Postcard 033 - 80' in October
I remember Thanksgiving 2013 — my first one in the Bay Area. I was visiting my then-girlfriend's family in Fremont and baffled by the fact that the temperatures were in the 70s.
Having just finished over a year of work on Chasing Ice, I was so confused why more people weren't concerned. I had never experienced a Thanksgiving at anywhere near this temperature, especially on the West Coast. But I would learn that this temperature at this time of year was a feature, not a bug (to a certain extent).
I thought a lot about that first Thanksgiving this past weekend. When I left Seattle on Thursday morning, the temperatures were in the 50s and the week had been grey. The following day in Walnut Creek, the temperature broke 90'. Similar to 2013, I was disoriented and concerned. While I remember the "second summers" we'd have in SF, even a year and some change away and it felt foreign to me.
Perhaps more than even in the Bay Area, I thought about this on the drive home, as I rolled past dried up lake beds and stopped to charge in what felt like the desert. This past Monday, I regularly stepped out of the car into 80' weather... in October!
I think this was so top of mind after the wild heatwaves that we had this summer, some of which I experienced firsthand (100 degrees in Paris was unwelcome, to say the least, and I had a hotel room with air conditioning).
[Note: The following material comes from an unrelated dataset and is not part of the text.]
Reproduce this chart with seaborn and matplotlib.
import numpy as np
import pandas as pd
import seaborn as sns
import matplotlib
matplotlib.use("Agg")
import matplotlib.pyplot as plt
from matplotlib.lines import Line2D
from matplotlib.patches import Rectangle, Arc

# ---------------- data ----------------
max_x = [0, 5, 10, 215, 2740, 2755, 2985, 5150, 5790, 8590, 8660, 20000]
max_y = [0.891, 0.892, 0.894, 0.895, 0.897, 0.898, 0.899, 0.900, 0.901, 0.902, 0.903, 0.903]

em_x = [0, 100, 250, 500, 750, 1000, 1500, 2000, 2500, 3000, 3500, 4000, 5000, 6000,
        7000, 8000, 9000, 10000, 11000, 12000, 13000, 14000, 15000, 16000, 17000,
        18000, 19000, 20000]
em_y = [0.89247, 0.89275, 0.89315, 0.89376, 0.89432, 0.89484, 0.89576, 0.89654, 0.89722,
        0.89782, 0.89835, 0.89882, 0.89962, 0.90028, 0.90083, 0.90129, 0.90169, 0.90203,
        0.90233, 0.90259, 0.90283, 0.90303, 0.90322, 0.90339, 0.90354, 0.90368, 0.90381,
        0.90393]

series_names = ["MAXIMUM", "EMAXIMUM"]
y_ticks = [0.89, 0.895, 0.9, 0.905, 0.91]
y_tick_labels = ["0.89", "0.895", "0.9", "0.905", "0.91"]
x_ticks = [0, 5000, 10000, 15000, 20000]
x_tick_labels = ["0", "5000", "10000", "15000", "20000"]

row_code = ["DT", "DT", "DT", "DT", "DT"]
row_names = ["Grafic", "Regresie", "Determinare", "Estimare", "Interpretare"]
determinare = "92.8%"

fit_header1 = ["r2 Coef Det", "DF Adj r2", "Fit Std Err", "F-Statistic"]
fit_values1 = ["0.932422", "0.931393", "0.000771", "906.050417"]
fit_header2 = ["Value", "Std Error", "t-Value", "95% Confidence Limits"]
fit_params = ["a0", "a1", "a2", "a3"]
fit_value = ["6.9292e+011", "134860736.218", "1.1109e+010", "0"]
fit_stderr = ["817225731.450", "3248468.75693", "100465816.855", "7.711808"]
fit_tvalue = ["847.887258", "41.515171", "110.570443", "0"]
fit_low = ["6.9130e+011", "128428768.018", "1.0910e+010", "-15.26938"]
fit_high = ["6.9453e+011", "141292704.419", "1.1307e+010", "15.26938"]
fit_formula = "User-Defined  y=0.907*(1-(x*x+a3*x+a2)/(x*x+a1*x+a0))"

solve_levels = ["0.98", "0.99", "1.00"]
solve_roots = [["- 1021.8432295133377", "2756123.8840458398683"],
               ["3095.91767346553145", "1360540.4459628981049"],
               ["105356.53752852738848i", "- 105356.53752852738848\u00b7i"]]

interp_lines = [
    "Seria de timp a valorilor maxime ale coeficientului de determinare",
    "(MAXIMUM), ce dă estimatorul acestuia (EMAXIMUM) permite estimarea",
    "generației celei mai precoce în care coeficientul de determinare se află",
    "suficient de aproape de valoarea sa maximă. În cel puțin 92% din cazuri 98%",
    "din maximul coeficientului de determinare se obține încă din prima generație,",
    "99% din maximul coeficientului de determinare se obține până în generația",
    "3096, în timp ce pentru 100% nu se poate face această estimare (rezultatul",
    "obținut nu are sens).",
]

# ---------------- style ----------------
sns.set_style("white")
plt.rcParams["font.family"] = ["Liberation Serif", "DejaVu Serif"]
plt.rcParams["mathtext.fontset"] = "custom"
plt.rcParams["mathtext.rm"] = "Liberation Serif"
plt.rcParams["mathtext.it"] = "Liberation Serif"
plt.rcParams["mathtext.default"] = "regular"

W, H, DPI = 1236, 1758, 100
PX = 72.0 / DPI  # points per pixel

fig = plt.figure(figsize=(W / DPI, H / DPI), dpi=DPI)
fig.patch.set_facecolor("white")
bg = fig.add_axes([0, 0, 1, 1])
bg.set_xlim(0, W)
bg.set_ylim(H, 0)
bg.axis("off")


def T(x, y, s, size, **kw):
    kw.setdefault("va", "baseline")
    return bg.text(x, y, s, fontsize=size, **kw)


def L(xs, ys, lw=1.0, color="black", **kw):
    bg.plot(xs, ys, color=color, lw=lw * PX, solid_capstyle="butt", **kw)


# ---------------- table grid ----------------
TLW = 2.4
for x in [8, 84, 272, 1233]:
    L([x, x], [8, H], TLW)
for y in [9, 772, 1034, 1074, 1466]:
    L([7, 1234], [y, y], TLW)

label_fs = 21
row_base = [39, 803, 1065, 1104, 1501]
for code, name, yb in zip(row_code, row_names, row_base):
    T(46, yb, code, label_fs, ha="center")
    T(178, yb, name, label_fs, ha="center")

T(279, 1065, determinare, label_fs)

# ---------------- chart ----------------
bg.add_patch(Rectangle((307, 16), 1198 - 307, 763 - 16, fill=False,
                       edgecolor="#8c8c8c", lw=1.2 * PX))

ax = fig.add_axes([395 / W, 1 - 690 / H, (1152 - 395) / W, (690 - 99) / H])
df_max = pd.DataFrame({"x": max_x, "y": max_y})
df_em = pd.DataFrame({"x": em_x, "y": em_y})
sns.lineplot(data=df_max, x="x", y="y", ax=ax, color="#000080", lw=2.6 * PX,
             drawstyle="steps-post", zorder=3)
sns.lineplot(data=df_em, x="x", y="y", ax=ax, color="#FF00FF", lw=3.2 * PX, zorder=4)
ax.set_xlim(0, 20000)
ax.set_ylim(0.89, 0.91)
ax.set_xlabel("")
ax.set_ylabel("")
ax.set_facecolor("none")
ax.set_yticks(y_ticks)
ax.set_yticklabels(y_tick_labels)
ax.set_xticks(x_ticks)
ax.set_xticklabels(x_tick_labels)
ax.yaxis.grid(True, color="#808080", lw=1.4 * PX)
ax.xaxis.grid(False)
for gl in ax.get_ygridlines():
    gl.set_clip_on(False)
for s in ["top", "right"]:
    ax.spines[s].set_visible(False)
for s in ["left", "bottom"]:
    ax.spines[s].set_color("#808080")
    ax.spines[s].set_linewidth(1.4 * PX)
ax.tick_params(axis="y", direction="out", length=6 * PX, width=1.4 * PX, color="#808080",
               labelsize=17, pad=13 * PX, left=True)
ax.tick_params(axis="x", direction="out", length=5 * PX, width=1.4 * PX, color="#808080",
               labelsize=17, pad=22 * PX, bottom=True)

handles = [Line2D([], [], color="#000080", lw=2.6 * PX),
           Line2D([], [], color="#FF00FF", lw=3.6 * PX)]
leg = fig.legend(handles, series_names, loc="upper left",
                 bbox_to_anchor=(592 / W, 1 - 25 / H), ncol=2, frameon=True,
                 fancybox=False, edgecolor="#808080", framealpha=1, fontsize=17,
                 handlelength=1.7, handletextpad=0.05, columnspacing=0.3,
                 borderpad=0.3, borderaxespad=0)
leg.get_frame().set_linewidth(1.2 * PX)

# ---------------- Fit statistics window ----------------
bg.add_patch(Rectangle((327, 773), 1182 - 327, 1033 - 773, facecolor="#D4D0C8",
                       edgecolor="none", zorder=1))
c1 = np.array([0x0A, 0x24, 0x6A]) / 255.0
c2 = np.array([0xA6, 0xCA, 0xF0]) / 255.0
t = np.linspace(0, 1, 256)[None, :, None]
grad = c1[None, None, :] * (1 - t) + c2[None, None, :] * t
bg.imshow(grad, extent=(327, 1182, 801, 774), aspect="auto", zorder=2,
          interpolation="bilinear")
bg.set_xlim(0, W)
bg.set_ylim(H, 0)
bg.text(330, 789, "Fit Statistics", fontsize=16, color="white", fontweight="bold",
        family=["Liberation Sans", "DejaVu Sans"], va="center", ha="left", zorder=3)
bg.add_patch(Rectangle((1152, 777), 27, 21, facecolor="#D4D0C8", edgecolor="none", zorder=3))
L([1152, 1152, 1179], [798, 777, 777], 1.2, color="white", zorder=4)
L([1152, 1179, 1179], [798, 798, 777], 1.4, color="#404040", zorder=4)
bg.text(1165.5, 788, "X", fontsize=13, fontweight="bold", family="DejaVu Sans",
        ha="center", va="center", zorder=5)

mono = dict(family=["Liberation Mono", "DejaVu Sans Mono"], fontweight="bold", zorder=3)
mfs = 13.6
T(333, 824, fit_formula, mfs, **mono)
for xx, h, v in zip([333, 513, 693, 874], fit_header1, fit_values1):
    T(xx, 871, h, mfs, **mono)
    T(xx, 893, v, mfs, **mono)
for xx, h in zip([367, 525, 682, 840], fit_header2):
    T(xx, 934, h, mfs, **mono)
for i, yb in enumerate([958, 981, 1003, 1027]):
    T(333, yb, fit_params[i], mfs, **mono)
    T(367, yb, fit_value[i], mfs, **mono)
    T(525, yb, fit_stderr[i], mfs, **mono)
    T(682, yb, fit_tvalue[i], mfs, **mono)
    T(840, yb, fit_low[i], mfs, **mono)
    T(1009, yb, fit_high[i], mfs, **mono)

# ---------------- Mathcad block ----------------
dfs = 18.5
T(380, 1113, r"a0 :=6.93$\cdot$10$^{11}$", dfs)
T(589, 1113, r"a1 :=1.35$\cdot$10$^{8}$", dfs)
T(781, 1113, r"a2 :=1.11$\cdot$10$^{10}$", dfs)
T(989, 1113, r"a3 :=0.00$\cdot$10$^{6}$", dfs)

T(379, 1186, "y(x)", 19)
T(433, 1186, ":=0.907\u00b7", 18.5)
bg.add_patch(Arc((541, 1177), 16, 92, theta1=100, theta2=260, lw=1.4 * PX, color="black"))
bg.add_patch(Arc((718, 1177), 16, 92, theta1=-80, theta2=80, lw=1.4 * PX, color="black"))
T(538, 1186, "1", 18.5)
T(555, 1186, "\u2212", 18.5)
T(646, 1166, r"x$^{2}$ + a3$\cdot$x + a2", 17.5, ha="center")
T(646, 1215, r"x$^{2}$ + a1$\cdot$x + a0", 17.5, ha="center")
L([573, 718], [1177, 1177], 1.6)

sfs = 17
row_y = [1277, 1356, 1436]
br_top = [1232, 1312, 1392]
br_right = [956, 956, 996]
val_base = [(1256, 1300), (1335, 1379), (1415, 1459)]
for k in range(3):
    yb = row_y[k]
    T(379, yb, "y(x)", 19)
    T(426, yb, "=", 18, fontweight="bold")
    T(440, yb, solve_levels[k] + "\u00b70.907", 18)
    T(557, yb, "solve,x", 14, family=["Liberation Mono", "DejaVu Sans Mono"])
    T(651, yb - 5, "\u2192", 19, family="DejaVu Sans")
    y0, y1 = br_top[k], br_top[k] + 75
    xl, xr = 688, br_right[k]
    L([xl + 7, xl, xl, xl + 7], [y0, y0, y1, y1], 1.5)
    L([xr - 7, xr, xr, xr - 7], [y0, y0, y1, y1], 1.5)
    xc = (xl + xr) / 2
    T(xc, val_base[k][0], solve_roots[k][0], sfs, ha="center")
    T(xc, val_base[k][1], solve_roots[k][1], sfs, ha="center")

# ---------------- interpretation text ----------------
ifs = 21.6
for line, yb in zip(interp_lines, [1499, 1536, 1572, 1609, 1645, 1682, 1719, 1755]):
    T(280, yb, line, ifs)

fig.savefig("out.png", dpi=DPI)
I've always been climate-concerned, but the rate at which we're trending in the wrong direction feels alarming (though - sadly - there's no shortage of things to be alarmed about right now).
It made me wonder how long California would look like this, or how long many places may look like what I remember. Have we actually hit a tipping point or are we still able to reverse things?
I don't have any answers, but after marinating on this for 17 hours in the car, I had a lot of questions.